Sprezzatura, for those of you not obsessed by early modern Europe, is a term that Baldassare Castiglione uses in his The Book of the Courtier to talk about the way a courtier should seek to make difficult things seem effortless and spontaneous.
For example, if you were an Elizabethan courtier, you might want to think of some really good lines of poetry in advance, so you could "toss them off" as though you'd just thought of them on the spur of the moment. Done well, I imagine dazzling mastery. Think of Joe Montana making the quick pass to Jerry Rice look easy. We all know it's not easy, but they could sure make it look that way sometimes.
It's a matter of being so thoroughly prepared that you make whatever it is look like it takes no thought or work at all.
I admire sprezzatura, I admit. Some people are naturally more capable than I of pulling things off; I need serious preparation. Sometimes, that means really figuring out the questions and problems, and doing some background research to really have a solid sense of the issues, and to be able to discuss them as if you've put no effort in. It means reading whatever reading, taking good enough notes that you don't have to refer to them much, and being ready to field questions.

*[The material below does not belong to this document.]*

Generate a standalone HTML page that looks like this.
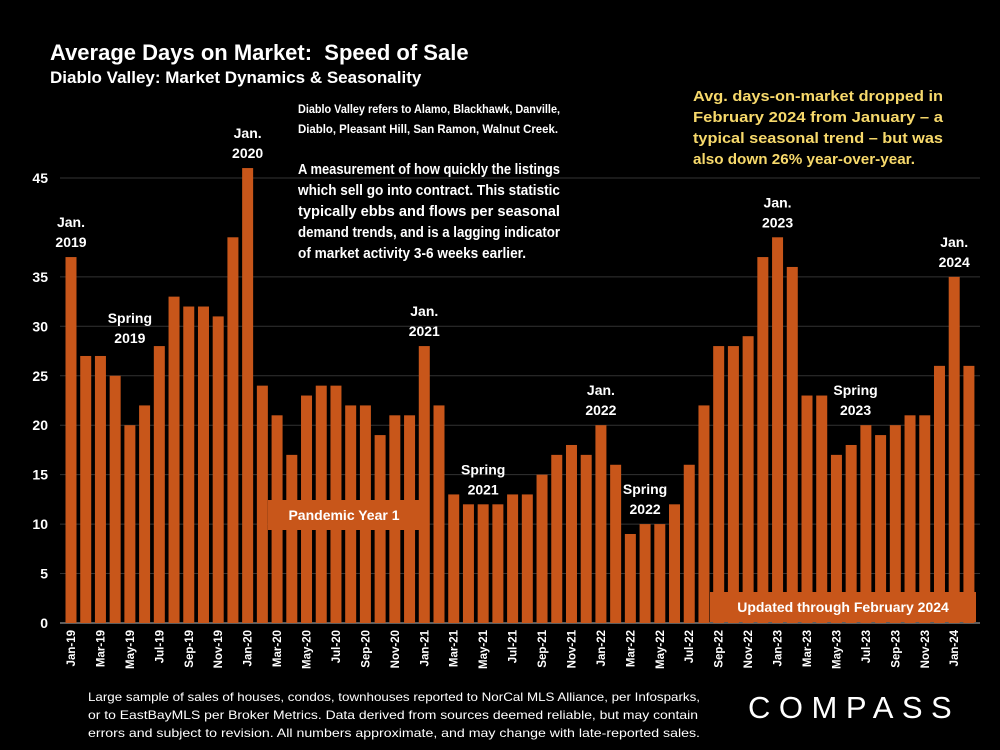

In a way, I've been thinking, being a good committee chair is a little like sprezzatura. I spent a fair bit of time these past few days putting together memos and sending off this and that, making sure I'm ready for whatever questions will come up at the meeting when we make our proposal. And mostly, no one will realize how much time things took. I don't think I'm especially slow about things, just that doing things right actually does take some time. And I imagine other folks take time to put their stuff together, more time than is readily apparent. Except when someone doesn't have their stuff together, it's easy to tell there's a problem.
And, of course, you have to balance the need for information or explanation with the time you have available and the brainpower you have left. Alas, I don't have a photographic memory, either!
I gave my first presentation at the local library this week to a very receptive audience. It was fun, but also a little nerve-wracking. You see, when I came here to the Northwoods, I filled the spot of a colleague who retired that year. And this colleague, an utterly charming, kind, and helpful person, came to the presentation. And I'm still a bit intimidated by this colleague, in part because I know s/he was a big part of the committee that hired me and has said how much s/he enjoyed my teaching presentation when I was interviewed. So I feel like I have a lot to live up to in order not to disappoint him/her, if that makes sense.
But some of the questions the audience asked were tangential, and that's when the whole sprezzatura thing comes up. It's spine-tingling fun to know things well enough to have answers to even really bizarre questions, to have specific examples to help people understand the answer, and that's how the questions went. Of course, they could easily have asked a dozen questions I'd have been stumped by, but I got lucky. Or just was adequately prepared.
I love the performance part of sprezzatura, the making things seem so easy that it looks utterly safe, although you know there's really no net.